Zum ersten Mal seit der ganzen Zeit ihrer Bekanntschaft mit Jeff brach sein Stolz zusammen. Mit zitternden Lippen fragte er betrübt: »Warum versuchen Sie immer, mich zu verletzen?«

»Oh, nein, lieber Jeff, das will ich gar nicht.«

»Ist es, weil Sie es mir übelnehmen, daß ich die Dinge, die ich mache, ordentlich mache?«

»Ich versteh nicht.«

»Wenn ich eine glückliche Idee hatte, um eine Gesellschaft zu amüsieren, sagen Sie, daß ich immer alles ›dirigieren‹ will. Wenn ich die Dinge ernst bis zu Ende denke, sagen Sie, ich bin langweilig.«

»Nein, das sind Sie nicht. Das hab ich nicht gemeint.«

»Was sind Sie, Claire? Sind Sie eine wirkliche Frau oder sind Sie so ein kleines, flirtendes Mädel, das einen Mann darum sekkieren will, weil er närrisch genug ist, sich aufrichtig zu verlieben?«

»Nein … wirk-lich, Jeff, das bin ich nicht. Es ist … Sie können mich nur nicht … Es ist nur, weil ich nicht in Sie verliebt bin. Ich habe Sie gern und ich achte Sie ungeheuerlich, aber –«

»Und Sie sollen mich noch lieben lernen, Claire.« Er hielt sie so fest an den Armen, daß es ihr weh tat, aber sie war seltsamerweise nicht böse darüber. »Aber ich will es nicht jetzt versuchen. Denken Sie, bitte, nicht daran, daß ich das Wort ›Liebe‹ auch nur erwähnt habe. Ich habe eben nur von den Fjorden geplaudert und dergleichen, aber einer dieser Tage – Nein. Ich will es nicht tun. Ich will ein paar Tage hier in Seattle bleiben und einige lustige Ausflüge mit Ihnen machen, oder – möchten Sie lieber, daß ich auch das nicht tue? Ich bin …« Er ließ ihre Arme sinken und drückte die Hände an die Schläfen. »Ich kann es nicht ertragen, als lästige Puppe angesehen zu werden. Ich kann es nicht ertragen! Kann nicht!«

»Bitte, bleiben Sie, Jeff! Wir werden ein paar herrliche Fahrten zusammen machen und alles Mögliche. Wir wollen, so weit es nur geht, den Rainier besteigen.«

Er blieb. Er war am selben Nachmittag während des Tees ungemein unterhaltend. Claire bemerkte, wie die Gilsons und zwei Mädchen, die zufällig auf Besuch gekommen waren, ihn bewunderten. Das war ihr peinlich. Und als Frau Gilson ihn bat, das Hotel zu verlassen und zu ihnen zu Gast zu kommen, lehnte er mit einem schnellen Blick auf Claire ab, der ihr weh tat.

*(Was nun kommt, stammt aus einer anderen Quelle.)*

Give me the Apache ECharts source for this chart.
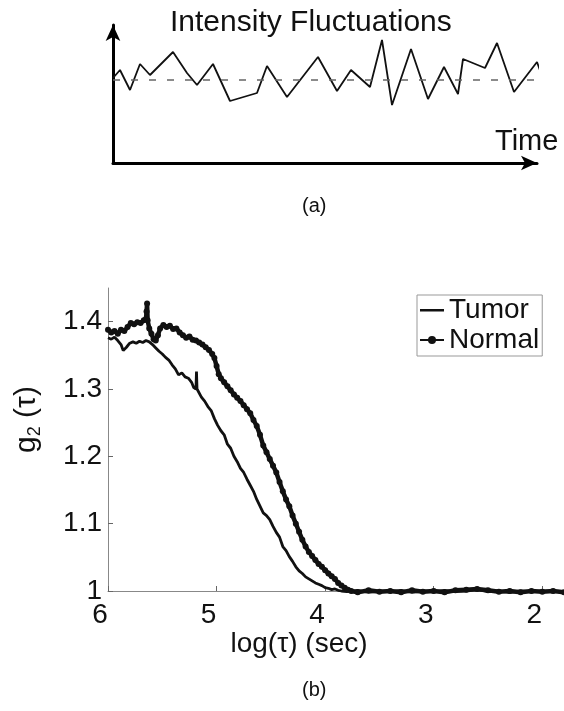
<!DOCTYPE html>
<html>
<head>
<meta charset="utf-8">
<script src="https://cdn.jsdelivr.net/npm/echarts@6/dist/echarts.min.js"></script>
<style>
  html, body { margin: 0; padding: 0; background: #fff; }
  #chart { width: 564px; height: 711px; }
</style>
</head>
<body>
<div id="chart"></div>
<script>
// panel (a): schematic intensity trace (arbitrary units)
const fluctTime = [0, 7, 17, 27, 37, 60, 74, 84, 100, 117, 144, 154, 174, 205, 224, 238, 257, 269, 279, 298, 315, 331, 345, 350, 372, 384, 401, 424, 433]
const fluctIntensity = [85, 93, 73, 99, 88, 111, 90, 78, 99, 62, 70, 97, 66, 106, 72, 93, 76, 123, 58, 114, 64, 96, 69, 104, 95, 120, 71, 101, 76]
const meanIntensity = 83
const meanSpan = [0, 447]

// panel (b): g2(tau) vs log(tau)
const tumorCurve = [
  [6.00, 1.376], [5.97, 1.374], [5.94, 1.377], [5.91, 1.372], [5.88, 1.366], [5.86, 1.357],
  [5.83, 1.362], [5.80, 1.368], [5.77, 1.370], [5.74, 1.368], [5.71, 1.371], [5.68, 1.369],
  [5.65, 1.372], [5.62, 1.370], [5.59, 1.366], [5.56, 1.361], [5.53, 1.356], [5.50, 1.352],
  [5.47, 1.347], [5.44, 1.343], [5.41, 1.336], [5.38, 1.330], [5.35, 1.321], [5.32, 1.324],
  [5.29, 1.318], [5.26, 1.316], [5.23, 1.310], [5.21, 1.302], [5.19, 1.300], [5.185, 1.326],
  [5.18, 1.300], [5.17, 1.298], [5.14, 1.288], [5.11, 1.282], [5.08, 1.274], [5.05, 1.268],
  [5.02, 1.256], [4.99, 1.246], [4.96, 1.238], [4.93, 1.232], [4.90, 1.218], [4.87, 1.212],
  [4.84, 1.200], [4.81, 1.192], [4.78, 1.182], [4.75, 1.176], [4.72, 1.166], [4.69, 1.157],
  [4.66, 1.148], [4.63, 1.136], [4.60, 1.126], [4.57, 1.116], [4.54, 1.112], [4.51, 1.106],
  [4.48, 1.096], [4.45, 1.087], [4.42, 1.080], [4.39, 1.066], [4.36, 1.060], [4.33, 1.051],
  [4.30, 1.044], [4.27, 1.036], [4.24, 1.030], [4.21, 1.026], [4.18, 1.021], [4.15, 1.018],
  [4.12, 1.015], [4.09, 1.012], [4.06, 1.010], [4.03, 1.008], [4.00, 1.005], [3.97, 1.004],
  [3.94, 1.002], [3.91, 1.003], [3.88, 1.001], [3.85, 1.000], [3.80, 0.999], [3.70, 1.001],
  [3.60, 0.998], [3.50, 1.000], [3.40, 0.999], [3.30, 1.001], [3.20, 0.998], [3.10, 1.000],
  [3.00, 0.999], [2.90, 1.001], [2.80, 0.999], [2.70, 1.000], [2.60, 1.002], [2.50, 0.999],
  [2.40, 1.000], [2.30, 0.998], [2.20, 1.000], [2.10, 0.999], [2.00, 1.000], [1.90, 0.999],
  [1.80, 0.999]
]
const normalCurve = [
  [6.00, 1.388], [5.97, 1.384], [5.94, 1.386], [5.91, 1.382], [5.88, 1.388], [5.85, 1.386],
  [5.82, 1.392], [5.79, 1.398], [5.76, 1.396], [5.73, 1.399], [5.70, 1.398], [5.67, 1.402],
  [5.65, 1.404], [5.645, 1.415], [5.64, 1.427], [5.635, 1.402], [5.62, 1.390], [5.60, 1.382],
  [5.58, 1.374], [5.56, 1.372], [5.54, 1.380], [5.52, 1.390], [5.49, 1.395], [5.46, 1.392],
  [5.43, 1.394], [5.40, 1.389], [5.37, 1.390], [5.34, 1.384], [5.31, 1.380], [5.28, 1.376],
  [5.25, 1.378], [5.22, 1.373], [5.19, 1.372], [5.16, 1.369], [5.13, 1.366], [5.10, 1.362],
  [5.07, 1.358], [5.04, 1.352], [5.02, 1.346], [5.00, 1.334], [4.98, 1.322], [4.96, 1.316],
  [4.93, 1.310], [4.90, 1.304], [4.87, 1.298], [4.84, 1.292], [4.81, 1.287], [4.78, 1.282],
  [4.75, 1.276], [4.72, 1.270], [4.69, 1.264], [4.66, 1.254], [4.63, 1.245], [4.60, 1.232],
  [4.57, 1.216], [4.54, 1.206], [4.51, 1.196], [4.48, 1.186], [4.45, 1.176], [4.42, 1.162],
  [4.39, 1.148], [4.36, 1.136], [4.33, 1.126], [4.30, 1.112], [4.27, 1.100], [4.24, 1.088],
  [4.21, 1.076], [4.18, 1.066], [4.15, 1.058], [4.12, 1.052], [4.09, 1.046], [4.06, 1.040],
  [4.03, 1.036], [4.00, 1.031], [3.97, 1.026], [3.94, 1.022], [3.91, 1.018], [3.88, 1.012],
  [3.85, 1.008], [3.82, 1.005], [3.79, 1.002], [3.76, 1.000], [3.70, 0.998], [3.60, 1.001],
  [3.50, 0.999], [3.40, 1.000], [3.30, 0.998], [3.20, 1.001], [3.10, 0.999], [3.00, 1.000],
  [2.90, 0.998], [2.80, 1.001], [2.70, 1.002], [2.60, 1.003], [2.50, 1.001], [2.40, 0.999],
  [2.30, 1.000], [2.20, 0.998], [2.10, 1.000], [2.00, 0.999], [1.90, 1.000], [1.80, 0.998]
]
const xTicks = [2, 3, 4, 5, 6]
const yTicks = [1, 1.1, 1.2, 1.3, 1.4]

const INK = '#111'
const FONT = 'Liberation Sans'
// plain dash for the Tumor legend entry (corner specks keep the 24x10 box)
const DASH_ICON = 'path://M0,0L0.05,0L0,0.05Z M0,4L24,4L24,6.5L0,6.5Z M24,10L23.95,10L24,9.95Z'

const chart = echarts.init(document.getElementById('chart'), null, { renderer: 'canvas' })

const schematicAxis = {
  type: 'value',
  gridIndex: 0,
  axisLine: { show: true, lineStyle: { color: '#000', width: 3 }, symbol: ['none', 'arrow'], symbolSize: [11, 16] },
  axisTick: { show: false },
  axisLabel: { show: false },
  splitLine: { show: false },
}

const option = {
  animation: false,
  backgroundColor: '#fff',
  textStyle: { fontFamily: FONT, color: INK },
  title: [
    { text: 'Intensity Fluctuations', left: 170, top: 8, padding: 0, textStyle: { fontSize: 30, fontWeight: 'normal', color: INK, fontFamily: FONT } },
    { text: 'Time', left: 495, top: 127, padding: 0, textStyle: { fontSize: 29, fontWeight: 'normal', color: INK, fontFamily: FONT } },
    { text: '(a)', left: 302, top: 196, padding: 0, textStyle: { fontSize: 20, fontWeight: 'normal', color: INK, fontFamily: FONT } },
    { text: '(b)', left: 302, top: 680, padding: 0, textStyle: { fontSize: 20, fontWeight: 'normal', color: INK, fontFamily: FONT } },
  ],
  legend: {
    data: [{ name: 'Tumor', icon: DASH_ICON }, { name: 'Normal' }],
    orient: 'vertical',
    left: 417, top: 295,
    itemWidth: 24, itemHeight: 10, itemGap: 2,
    padding: [1, 3, 2, 2],
    borderColor: '#999', borderWidth: 1,
    textStyle: { fontSize: 28, color: INK, fontFamily: FONT },
  },
  grid: [
    { left: 113, top: 25, width: 424, height: 138 },
    { left: 108, right: 0, top: 288, bottom: 120 },
  ],
  xAxis: [
    { ...schematicAxis, min: 0, max: 424 },
    {
      type: 'value', gridIndex: 1, inverse: true, min: 1.8, max: 6,
      name: 'log(τ) (sec)', nameLocation: 'middle', nameGap: 32,
      nameTextStyle: { fontSize: 28, color: INK, fontFamily: FONT, padding: [0, 74, 0, 0] },
      axisLine: { show: true, lineStyle: { color: '#888', width: 1 } },
      axisTick: { show: true, inside: true, length: 5, lineStyle: { color: '#666' }, customValues: xTicks },
      axisLabel: { customValues: xTicks, fontSize: 28, color: INK, margin: 10, padding: [0, 16, 0, 0] },
      splitLine: { show: false },
    },
  ],
  yAxis: [
    { ...schematicAxis, min: 0, max: 138 },
    {
      type: 'value', gridIndex: 1, min: 1, max: 1.45,
      name: '{g|g}{s|2}{g| (τ)}', nameLocation: 'middle', nameRotate: 90, nameGap: 64,
      nameTextStyle: {
        padding: [0, 0, 0, 40],
        rich: {
          g: { fontSize: 30, color: INK, fontFamily: FONT },
          s: { fontSize: 18, color: INK, fontFamily: FONT, verticalAlign: 'top', padding: [16, 0, 0, 0] },
        },
      },
      axisLine: { show: true, lineStyle: { color: '#888', width: 1 } },
      axisTick: { show: true, inside: true, length: 5, lineStyle: { color: '#666' }, customValues: yTicks },
      axisLabel: { customValues: yTicks, fontSize: 28, color: INK, margin: 6, formatter: v => String(+v.toFixed(1)) },
      splitLine: { show: false },
    },
  ],
  series: [
    {
      type: 'line', xAxisIndex: 0, yAxisIndex: 0, silent: true, clip: false,
      data: fluctTime.map((t, i) => [t, fluctIntensity[i]]),
      symbol: 'none', lineStyle: { color: INK, width: 1.8 },
    },
    {
      type: 'line', xAxisIndex: 0, yAxisIndex: 0, silent: true, clip: false,
      data: meanSpan.map(t => [t, meanIntensity]),
      symbol: 'none', lineStyle: { color: '#666', width: 1.5, type: [7, 11] },
    },
    {
      name: 'Tumor', type: 'line', xAxisIndex: 1, yAxisIndex: 1, clip: false,
      data: tumorCurve, symbol: 'none',
      itemStyle: { color: INK }, lineStyle: { color: INK, width: 2.8 },
    },
    {
      name: 'Normal', type: 'line', xAxisIndex: 1, yAxisIndex: 1, clip: false,
      data: normalCurve, symbol: 'circle', symbolSize: 6, showSymbol: true,
      itemStyle: { color: INK }, lineStyle: { color: INK, width: 4.5 },
    },
  ],
}

chart.setOption(option)
</script>
</body>
</html>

»Er will, daß ich frei bin. Er ist wirklich soviel rücksichtsvoller als Milt. Und ich tu ihm weh. Sogar sein Stolz ist zusammengebrochen. Und ich habe Milts Leben ruiniert, weil ich mich eingemischt habe. Und ich verletze die Gilsons durch mein Benehmen. Und dem Vater mach ich's auch nicht so recht angenehm. Ach, ich bin absolut zu nichts nütze«, quälte sie sich innerlich ab.